━━━━━ PROVIDED MATERIAL
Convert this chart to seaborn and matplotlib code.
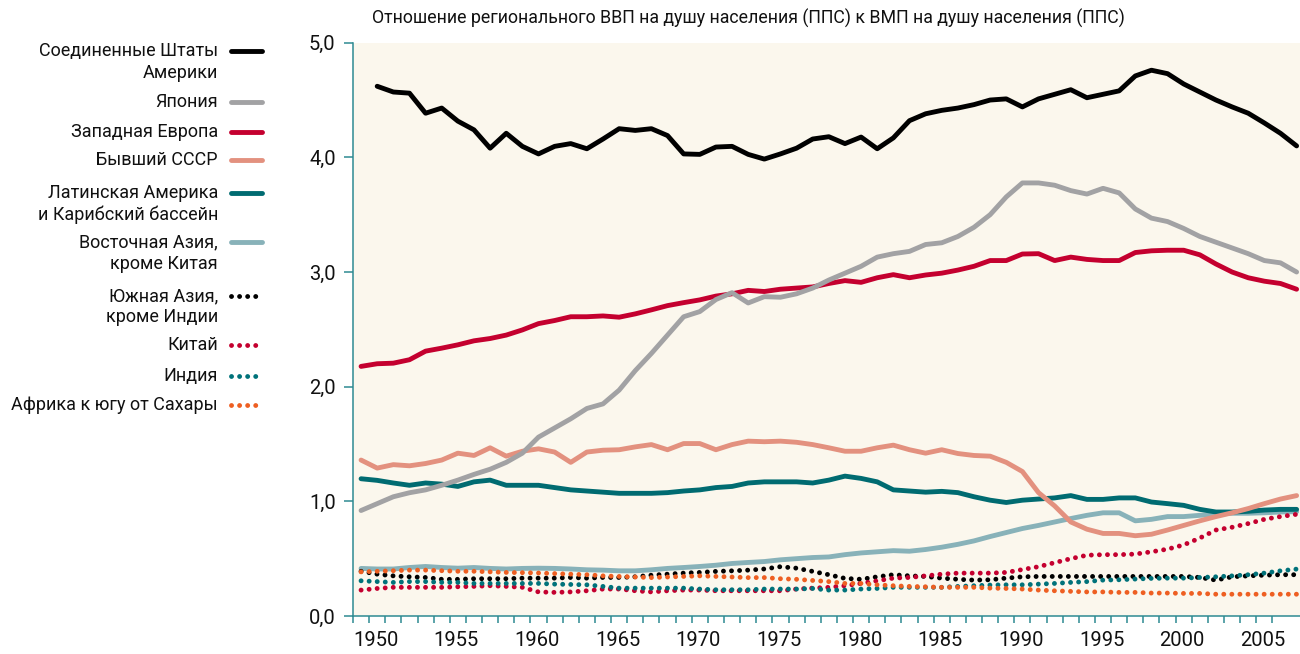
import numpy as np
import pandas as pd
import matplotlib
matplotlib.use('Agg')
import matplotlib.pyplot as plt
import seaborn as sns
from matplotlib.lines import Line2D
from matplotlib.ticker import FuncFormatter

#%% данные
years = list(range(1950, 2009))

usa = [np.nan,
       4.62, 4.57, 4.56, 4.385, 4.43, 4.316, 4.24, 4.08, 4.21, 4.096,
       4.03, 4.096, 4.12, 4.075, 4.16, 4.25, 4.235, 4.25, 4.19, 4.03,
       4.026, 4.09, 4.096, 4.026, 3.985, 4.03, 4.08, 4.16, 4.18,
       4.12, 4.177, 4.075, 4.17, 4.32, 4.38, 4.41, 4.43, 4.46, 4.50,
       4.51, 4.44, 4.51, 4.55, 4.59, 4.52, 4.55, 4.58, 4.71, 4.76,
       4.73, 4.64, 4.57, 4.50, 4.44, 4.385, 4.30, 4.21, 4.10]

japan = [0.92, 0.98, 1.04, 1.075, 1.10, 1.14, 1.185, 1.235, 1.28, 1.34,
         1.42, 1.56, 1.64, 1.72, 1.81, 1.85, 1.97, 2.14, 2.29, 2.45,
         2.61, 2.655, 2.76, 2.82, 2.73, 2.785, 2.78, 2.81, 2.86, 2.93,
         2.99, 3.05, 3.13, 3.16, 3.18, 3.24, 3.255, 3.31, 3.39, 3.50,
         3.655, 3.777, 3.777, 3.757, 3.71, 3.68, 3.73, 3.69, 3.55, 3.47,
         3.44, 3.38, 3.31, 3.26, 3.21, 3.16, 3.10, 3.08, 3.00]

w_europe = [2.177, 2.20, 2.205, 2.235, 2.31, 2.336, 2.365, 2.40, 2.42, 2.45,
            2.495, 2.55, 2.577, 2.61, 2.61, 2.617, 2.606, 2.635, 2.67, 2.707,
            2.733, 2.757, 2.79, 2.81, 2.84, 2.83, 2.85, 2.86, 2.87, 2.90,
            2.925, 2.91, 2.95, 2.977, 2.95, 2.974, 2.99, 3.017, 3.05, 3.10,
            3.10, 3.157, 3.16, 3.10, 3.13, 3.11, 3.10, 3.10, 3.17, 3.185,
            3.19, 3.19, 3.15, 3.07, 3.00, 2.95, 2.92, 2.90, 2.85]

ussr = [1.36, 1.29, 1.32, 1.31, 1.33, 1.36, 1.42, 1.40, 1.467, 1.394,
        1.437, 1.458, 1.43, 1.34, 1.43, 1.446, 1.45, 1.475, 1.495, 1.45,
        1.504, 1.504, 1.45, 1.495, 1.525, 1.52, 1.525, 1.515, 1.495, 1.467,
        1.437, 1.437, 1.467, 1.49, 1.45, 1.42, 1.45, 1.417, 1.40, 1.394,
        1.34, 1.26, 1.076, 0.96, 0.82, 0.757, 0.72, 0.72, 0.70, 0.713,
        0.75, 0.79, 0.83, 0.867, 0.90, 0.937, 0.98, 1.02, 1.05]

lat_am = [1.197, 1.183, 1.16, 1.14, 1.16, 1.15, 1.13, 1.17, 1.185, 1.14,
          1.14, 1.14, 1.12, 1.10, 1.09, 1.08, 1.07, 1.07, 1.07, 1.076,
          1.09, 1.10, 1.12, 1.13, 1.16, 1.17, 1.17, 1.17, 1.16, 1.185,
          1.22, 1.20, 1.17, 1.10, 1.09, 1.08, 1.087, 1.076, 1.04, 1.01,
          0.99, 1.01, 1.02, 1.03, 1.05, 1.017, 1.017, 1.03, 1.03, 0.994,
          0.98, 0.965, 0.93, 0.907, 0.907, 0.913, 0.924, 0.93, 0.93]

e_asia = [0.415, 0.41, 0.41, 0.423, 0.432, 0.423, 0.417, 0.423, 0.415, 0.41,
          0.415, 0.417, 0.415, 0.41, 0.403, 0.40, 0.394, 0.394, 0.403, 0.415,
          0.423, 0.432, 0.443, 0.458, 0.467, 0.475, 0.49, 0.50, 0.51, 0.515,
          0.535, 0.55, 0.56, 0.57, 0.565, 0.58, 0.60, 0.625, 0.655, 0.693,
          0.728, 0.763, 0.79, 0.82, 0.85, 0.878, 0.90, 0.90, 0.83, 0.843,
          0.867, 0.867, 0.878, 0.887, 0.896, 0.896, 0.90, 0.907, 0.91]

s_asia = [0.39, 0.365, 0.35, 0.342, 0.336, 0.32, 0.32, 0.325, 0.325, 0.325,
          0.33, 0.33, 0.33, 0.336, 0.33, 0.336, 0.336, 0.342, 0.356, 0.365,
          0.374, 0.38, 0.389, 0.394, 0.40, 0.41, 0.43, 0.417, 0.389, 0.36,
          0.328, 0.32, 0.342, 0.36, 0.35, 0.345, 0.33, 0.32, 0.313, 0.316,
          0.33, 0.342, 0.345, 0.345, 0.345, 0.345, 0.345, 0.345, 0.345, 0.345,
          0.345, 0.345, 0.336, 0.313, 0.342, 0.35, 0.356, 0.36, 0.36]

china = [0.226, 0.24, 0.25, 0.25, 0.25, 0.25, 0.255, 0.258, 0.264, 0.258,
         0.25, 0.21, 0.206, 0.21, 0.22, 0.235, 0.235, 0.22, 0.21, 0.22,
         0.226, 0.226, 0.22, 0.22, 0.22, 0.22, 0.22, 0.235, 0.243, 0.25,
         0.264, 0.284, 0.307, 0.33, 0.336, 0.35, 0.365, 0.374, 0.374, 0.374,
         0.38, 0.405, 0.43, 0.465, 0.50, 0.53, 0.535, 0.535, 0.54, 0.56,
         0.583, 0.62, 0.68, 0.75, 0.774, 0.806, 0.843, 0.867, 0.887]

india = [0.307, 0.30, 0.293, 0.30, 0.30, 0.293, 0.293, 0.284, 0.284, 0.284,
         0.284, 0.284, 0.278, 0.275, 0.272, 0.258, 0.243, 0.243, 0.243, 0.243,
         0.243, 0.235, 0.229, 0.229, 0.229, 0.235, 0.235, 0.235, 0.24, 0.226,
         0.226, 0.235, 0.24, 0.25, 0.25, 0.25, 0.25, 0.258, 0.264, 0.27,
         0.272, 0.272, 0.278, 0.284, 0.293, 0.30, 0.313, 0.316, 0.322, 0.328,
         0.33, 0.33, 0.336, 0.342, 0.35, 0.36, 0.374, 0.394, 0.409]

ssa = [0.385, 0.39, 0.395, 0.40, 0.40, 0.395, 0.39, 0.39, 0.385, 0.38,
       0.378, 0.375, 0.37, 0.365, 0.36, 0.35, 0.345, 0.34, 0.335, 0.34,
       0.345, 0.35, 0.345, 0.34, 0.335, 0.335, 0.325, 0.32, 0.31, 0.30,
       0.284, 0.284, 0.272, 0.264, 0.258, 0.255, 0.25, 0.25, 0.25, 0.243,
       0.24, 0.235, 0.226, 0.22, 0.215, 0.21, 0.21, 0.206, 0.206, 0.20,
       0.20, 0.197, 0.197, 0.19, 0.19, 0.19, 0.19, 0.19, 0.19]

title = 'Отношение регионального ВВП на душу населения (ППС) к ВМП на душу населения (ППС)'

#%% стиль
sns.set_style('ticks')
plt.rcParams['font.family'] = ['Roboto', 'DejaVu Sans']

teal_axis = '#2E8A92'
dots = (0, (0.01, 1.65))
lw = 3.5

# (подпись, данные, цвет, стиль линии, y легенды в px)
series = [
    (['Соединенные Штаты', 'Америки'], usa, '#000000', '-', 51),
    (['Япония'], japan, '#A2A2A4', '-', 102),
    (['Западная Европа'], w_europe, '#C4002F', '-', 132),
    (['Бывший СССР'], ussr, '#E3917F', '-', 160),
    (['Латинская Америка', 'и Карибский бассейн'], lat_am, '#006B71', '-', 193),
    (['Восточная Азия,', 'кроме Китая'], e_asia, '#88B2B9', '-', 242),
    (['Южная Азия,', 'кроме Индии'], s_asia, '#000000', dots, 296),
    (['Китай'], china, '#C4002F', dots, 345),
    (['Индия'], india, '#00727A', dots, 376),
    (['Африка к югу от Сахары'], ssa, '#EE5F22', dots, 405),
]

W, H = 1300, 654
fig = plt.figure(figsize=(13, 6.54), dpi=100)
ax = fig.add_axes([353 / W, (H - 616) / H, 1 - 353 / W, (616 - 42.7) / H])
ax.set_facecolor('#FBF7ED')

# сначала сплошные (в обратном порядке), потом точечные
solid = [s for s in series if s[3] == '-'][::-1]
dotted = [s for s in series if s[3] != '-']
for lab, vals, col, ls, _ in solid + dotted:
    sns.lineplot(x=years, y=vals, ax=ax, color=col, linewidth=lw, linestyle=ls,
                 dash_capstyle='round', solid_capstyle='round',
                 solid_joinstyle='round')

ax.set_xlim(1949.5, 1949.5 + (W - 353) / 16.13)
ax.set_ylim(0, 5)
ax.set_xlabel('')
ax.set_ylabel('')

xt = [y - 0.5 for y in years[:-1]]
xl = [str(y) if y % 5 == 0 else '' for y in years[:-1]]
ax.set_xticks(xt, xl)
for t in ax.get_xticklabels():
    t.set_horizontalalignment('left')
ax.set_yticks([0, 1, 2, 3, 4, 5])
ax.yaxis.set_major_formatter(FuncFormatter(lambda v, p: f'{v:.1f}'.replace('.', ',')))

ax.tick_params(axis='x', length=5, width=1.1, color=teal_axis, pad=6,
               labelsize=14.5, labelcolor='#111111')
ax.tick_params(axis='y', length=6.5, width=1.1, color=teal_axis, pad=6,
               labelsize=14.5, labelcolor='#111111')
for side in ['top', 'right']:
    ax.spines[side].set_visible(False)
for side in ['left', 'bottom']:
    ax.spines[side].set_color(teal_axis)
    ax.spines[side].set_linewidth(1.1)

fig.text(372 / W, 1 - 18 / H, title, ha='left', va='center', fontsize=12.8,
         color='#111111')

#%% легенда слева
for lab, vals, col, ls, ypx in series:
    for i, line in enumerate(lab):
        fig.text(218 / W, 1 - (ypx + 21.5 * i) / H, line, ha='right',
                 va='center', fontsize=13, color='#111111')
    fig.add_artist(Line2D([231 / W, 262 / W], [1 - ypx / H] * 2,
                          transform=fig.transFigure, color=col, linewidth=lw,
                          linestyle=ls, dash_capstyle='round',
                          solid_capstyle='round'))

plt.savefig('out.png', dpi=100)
━━━━━━━━━━
[WHAT NEEDS TO BE DONE]
Reproduce the material above exactly, first line through the line that contains "4.73, 4.64, 4.57, 4.50, 4.44, 4.385, 4.30, 4.21, 4.10]", minus the pictures.

[SOLVED PROBLEM]
Convert this chart to seaborn and matplotlib code.
import numpy as np
import pandas as pd
import matplotlib
matplotlib.use('Agg')
import matplotlib.pyplot as plt
import seaborn as sns
from matplotlib.lines import Line2D
from matplotlib.ticker import FuncFormatter

#%% данные
years = list(range(1950, 2009))

usa = [np.nan,
       4.62, 4.57, 4.56, 4.385, 4.43, 4.316, 4.24, 4.08, 4.21, 4.096,
       4.03, 4.096, 4.12, 4.075, 4.16, 4.25, 4.235, 4.25, 4.19, 4.03,
       4.026, 4.09, 4.096, 4.026, 3.985, 4.03, 4.08, 4.16, 4.18,
       4.12, 4.177, 4.075, 4.17, 4.32, 4.38, 4.41, 4.43, 4.46, 4.50,
       4.51, 4.44, 4.51, 4.55, 4.59, 4.52, 4.55, 4.58, 4.71, 4.76,
       4.73, 4.64, 4.57, 4.50, 4.44, 4.385, 4.30, 4.21, 4.10]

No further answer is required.